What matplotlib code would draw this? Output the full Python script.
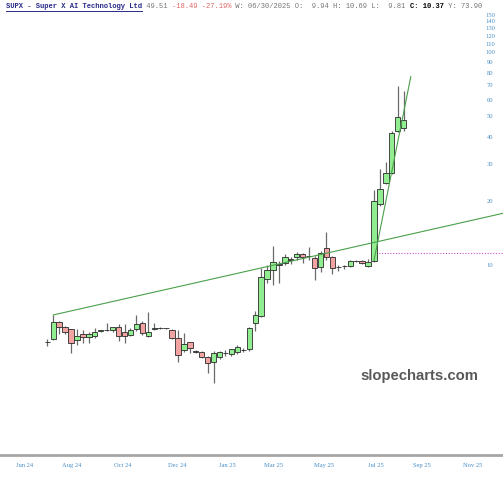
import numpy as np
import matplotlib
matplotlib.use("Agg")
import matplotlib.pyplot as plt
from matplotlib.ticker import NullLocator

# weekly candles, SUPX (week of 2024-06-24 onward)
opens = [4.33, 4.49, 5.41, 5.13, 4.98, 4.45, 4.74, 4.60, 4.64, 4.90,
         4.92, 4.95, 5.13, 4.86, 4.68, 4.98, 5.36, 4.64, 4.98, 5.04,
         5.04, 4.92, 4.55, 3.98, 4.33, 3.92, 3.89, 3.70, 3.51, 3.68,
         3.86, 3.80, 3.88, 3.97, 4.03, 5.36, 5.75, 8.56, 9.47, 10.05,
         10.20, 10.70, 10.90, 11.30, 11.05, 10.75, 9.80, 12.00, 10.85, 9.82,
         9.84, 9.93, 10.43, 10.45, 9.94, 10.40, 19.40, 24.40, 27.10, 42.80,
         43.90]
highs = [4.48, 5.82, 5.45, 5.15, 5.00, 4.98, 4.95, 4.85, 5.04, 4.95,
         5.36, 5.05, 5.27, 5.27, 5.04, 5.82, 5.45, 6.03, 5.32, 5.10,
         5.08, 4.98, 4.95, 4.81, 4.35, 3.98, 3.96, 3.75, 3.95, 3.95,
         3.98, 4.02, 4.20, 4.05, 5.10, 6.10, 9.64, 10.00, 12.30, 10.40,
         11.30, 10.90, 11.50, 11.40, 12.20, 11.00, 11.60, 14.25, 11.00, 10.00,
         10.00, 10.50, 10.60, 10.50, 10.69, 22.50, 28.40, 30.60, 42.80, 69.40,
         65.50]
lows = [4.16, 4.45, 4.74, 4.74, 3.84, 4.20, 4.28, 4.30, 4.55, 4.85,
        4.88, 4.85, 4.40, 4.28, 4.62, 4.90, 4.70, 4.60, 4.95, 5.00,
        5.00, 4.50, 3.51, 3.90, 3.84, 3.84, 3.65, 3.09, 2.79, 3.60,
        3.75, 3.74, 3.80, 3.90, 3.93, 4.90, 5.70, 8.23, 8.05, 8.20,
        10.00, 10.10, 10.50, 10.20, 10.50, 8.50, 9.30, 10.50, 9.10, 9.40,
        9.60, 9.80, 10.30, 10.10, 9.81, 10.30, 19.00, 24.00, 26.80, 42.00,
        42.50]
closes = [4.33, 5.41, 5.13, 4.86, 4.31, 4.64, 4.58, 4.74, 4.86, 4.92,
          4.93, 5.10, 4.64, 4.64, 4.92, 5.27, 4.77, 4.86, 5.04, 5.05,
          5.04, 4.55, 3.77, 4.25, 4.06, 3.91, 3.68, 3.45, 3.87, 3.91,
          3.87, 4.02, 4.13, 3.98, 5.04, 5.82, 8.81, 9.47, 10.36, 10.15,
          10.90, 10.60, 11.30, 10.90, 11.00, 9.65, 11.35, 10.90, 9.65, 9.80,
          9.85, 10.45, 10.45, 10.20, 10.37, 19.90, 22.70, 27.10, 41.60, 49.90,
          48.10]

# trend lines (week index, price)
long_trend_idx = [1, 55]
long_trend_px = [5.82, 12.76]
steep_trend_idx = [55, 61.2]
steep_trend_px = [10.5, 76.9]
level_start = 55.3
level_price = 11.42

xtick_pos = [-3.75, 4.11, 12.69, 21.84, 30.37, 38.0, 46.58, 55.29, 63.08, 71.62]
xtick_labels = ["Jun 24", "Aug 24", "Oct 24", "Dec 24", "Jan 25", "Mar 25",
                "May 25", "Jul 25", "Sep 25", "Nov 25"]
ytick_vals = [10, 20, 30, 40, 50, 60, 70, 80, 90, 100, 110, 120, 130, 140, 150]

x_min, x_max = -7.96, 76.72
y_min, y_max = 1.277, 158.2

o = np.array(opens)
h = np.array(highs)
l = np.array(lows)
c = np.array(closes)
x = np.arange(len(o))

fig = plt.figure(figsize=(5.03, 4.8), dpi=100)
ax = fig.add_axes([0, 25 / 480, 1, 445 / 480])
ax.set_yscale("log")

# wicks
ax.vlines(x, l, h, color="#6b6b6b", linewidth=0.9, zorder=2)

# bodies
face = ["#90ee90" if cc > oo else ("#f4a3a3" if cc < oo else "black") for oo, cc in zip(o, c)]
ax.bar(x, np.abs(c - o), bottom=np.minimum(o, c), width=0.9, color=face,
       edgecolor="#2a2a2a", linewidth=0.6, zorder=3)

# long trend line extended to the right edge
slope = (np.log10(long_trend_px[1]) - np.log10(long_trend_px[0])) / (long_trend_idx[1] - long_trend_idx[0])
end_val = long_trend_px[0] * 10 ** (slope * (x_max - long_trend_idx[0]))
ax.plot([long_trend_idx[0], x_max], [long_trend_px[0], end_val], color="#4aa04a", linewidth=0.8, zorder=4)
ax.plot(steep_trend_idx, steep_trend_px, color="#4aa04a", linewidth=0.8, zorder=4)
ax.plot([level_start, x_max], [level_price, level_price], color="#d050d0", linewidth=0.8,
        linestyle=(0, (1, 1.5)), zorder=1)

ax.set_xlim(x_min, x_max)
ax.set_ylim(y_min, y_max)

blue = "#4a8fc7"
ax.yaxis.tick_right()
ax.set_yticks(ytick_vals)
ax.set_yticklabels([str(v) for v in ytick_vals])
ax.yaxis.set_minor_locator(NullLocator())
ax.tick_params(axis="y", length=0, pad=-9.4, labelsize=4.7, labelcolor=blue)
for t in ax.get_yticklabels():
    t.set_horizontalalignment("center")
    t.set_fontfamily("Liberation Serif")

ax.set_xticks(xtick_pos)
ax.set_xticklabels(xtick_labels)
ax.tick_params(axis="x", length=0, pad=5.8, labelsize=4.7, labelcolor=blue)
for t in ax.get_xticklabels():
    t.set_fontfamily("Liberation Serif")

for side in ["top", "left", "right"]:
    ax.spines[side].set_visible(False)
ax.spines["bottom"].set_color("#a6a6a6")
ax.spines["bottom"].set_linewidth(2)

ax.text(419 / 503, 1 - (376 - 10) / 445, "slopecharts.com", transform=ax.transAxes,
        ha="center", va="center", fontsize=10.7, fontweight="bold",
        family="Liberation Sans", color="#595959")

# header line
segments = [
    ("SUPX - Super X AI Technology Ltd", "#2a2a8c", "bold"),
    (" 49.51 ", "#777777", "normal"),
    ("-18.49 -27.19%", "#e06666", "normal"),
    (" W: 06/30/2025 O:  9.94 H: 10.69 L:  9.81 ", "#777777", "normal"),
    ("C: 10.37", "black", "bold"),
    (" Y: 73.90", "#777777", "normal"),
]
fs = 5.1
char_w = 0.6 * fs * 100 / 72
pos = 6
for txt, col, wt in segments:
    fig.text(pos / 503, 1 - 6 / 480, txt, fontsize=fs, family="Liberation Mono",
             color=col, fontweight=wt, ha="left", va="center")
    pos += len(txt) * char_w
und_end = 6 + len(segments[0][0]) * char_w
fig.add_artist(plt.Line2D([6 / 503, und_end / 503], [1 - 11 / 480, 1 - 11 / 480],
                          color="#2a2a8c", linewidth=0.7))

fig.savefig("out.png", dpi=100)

- **Exercise task**
With the pictures left out, restate word for word every line of the data above, from the first down to the line that contains "from matplotlib.ticker import NullLocator".

- **Exercise response**
What matplotlib code would draw this? Output the full Python script.
import numpy as np
import matplotlib
matplotlib.use("Agg")
import matplotlib.pyplot as plt
from matplotlib.ticker import NullLocator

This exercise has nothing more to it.